┌─ Data for processing

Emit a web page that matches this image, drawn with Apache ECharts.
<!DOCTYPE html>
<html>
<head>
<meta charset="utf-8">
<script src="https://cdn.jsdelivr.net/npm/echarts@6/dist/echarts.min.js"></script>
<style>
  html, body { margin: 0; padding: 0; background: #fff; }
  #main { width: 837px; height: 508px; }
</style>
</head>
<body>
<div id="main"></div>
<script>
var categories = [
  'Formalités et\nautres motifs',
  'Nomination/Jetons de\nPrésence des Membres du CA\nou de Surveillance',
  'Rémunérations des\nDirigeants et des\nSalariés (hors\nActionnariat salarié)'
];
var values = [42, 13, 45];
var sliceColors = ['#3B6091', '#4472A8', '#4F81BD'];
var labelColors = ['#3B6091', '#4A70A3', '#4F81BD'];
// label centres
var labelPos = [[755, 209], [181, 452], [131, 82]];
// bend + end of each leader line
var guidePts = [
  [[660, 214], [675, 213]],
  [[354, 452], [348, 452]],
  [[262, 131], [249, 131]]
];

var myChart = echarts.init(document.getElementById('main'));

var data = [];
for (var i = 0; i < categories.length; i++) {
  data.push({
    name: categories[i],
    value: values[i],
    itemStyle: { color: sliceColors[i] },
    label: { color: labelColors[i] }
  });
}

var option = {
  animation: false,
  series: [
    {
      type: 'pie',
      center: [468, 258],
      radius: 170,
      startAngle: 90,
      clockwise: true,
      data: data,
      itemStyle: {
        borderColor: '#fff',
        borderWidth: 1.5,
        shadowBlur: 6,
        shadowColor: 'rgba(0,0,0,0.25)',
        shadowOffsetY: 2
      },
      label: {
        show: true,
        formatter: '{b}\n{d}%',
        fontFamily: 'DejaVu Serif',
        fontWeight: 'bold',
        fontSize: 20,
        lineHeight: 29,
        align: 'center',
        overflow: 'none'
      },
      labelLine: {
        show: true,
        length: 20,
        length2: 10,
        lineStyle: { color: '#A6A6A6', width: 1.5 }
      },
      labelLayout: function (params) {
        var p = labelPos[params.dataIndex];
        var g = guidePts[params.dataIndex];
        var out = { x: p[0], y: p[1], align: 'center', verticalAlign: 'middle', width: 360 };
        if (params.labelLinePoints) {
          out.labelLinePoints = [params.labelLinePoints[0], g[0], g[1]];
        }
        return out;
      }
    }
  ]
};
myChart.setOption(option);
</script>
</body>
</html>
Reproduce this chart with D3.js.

└─

▸ **Task requirements**
Write out all the data again, exactly as it appears.

▸ **Response for this exercise**
Emit a web page that matches this image, drawn with Apache ECharts.
<!DOCTYPE html>
<html>
<head>
<meta charset="utf-8">
<script src="https://cdn.jsdelivr.net/npm/echarts@6/dist/echarts.min.js"></script>
<style>
  html, body { margin: 0; padding: 0; background: #fff; }
  #main { width: 837px; height: 508px; }
</style>
</head>
<body>
<div id="main"></div>
<script>
var categories = [
  'Formalités et\nautres motifs',
  'Nomination/Jetons de\nPrésence des Membres du CA\nou de Surveillance',
  'Rémunérations des\nDirigeants et des\nSalariés (hors\nActionnariat salarié)'
];
var values = [42, 13, 45];
var sliceColors = ['#3B6091', '#4472A8', '#4F81BD'];
var labelColors = ['#3B6091', '#4A70A3', '#4F81BD'];
// label centres
var labelPos = [[755, 209], [181, 452], [131, 82]];
// bend + end of each leader line
var guidePts = [
  [[660, 214], [675, 213]],
  [[354, 452], [348, 452]],
  [[262, 131], [249, 131]]
];

var myChart = echarts.init(document.getElementById('main'));

var data = [];
for (var i = 0; i < categories.length; i++) {
  data.push({
    name: categories[i],
    value: values[i],
    itemStyle: { color: sliceColors[i] },
    label: { color: labelColors[i] }
  });
}

var option = {
  animation: false,
  series: [
    {
      type: 'pie',
      center: [468, 258],
      radius: 170,
      startAngle: 90,
      clockwise: true,
      data: data,
      itemStyle: {
        borderColor: '#fff',
        borderWidth: 1.5,
        shadowBlur: 6,
        shadowColor: 'rgba(0,0,0,0.25)',
        shadowOffsetY: 2
      },
      label: {
        show: true,
        formatter: '{b}\n{d}%',
        fontFamily: 'DejaVu Serif',
        fontWeight: 'bold',
        fontSize: 20,
        lineHeight: 29,
        align: 'center',
        overflow: 'none'
      },
      labelLine: {
        show: true,
        length: 20,
        length2: 10,
        lineStyle: { color: '#A6A6A6', width: 1.5 }
      },
      labelLayout: function (params) {
        var p = labelPos[params.dataIndex];
        var g = guidePts[params.dataIndex];
        var out = { x: p[0], y: p[1], align: 'center', verticalAlign: 'middle', width: 360 };
        if (params.labelLinePoints) {
          out.labelLinePoints = [params.labelLinePoints[0], g[0], g[1]];
        }
        return out;
      }
    }
  ]
};
myChart.setOption(option);
</script>
</body>
</html>
Reproduce this chart with D3.js.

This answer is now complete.